The Jewish Police in the Warsaw Ghetto

Katarzyna Person, Warsaw Ghetto Police: The Jewish Order Service During the Nazi Occupation (Ithaca and London: Cornell University Press, 2021), 232 pages.

 

An early testimony in the Yad Vashem Archives tells of a Jewish policeman from the Białystok Ghetto, who performed his duty to the best of his abilities, as long as he was tasked with maintaining order in the Ghetto. But at the beginning of the first Aktion, when he was ordered to look for Jews in hiding and hand them over to the Germans, that policeman decided that he refused to carry out the order and stayed at home. He knew that this choice could endanger his life and the lives of his family, but nevertheless decided that he was not willing to dip his hands in this despicable job. Respect, conscience, and the feeling of humanity should remain above all – he thought. At the end of the Aktion, the policeman was fired from his job, was taken to work in forced labor, and was eventually murdered in Treblinka with his family.

I recalled this story as I read the new book by Dr. Katarzyna Person, one of the leading historians who currently works in Poland on the field of Holocaust Studies. Person has been working at the Jewish Historical Institute (Żydowski Instytut Historyczny; ŻIH) in Warsaw for many years. Her book deals with the Jewish police, a topic that is ostensibly written about and is well known, but it seems that there is much more to reveal and investigate. Person took on this important task and examined the experiences of the Jewish policemen in the Warsaw Ghetto during the war years and even after it from various and innovative angles. She analyzes the subject, using extensive skillful quotes, memoirs, and interviews. The book consists of ten chapters and is also based on testimonies from the policemen themselves and other Ghetto inmates.

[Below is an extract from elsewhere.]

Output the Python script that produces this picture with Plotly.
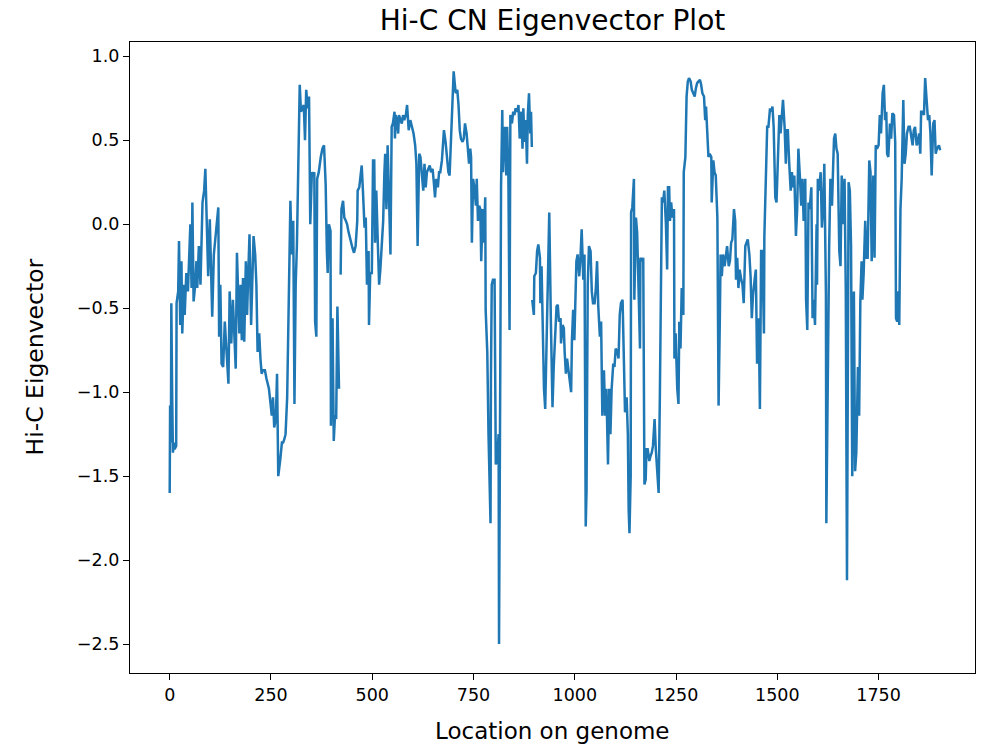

On 16 November 1940, the walls of the Warsaw Ghetto were closed to its 380,000 inhabitants. The masses of refugees who flocked to Warsaw from elsewhere increased the number of inhabitants to about 450,000, and over time tens of thousands perished from poor conditions, famine, and disease. About two months earlier, Adam Czerniaków, a 59-year-old engineer, had been elected to head the Judenrat (Jewish Council) of the Jewish community in Warsaw, and his job was to mediate between the demands of the Germans and the needs of the Jews. On the day of his appointment, the Germans ordered him to establish a Jewish police force as a department of the Judenrat.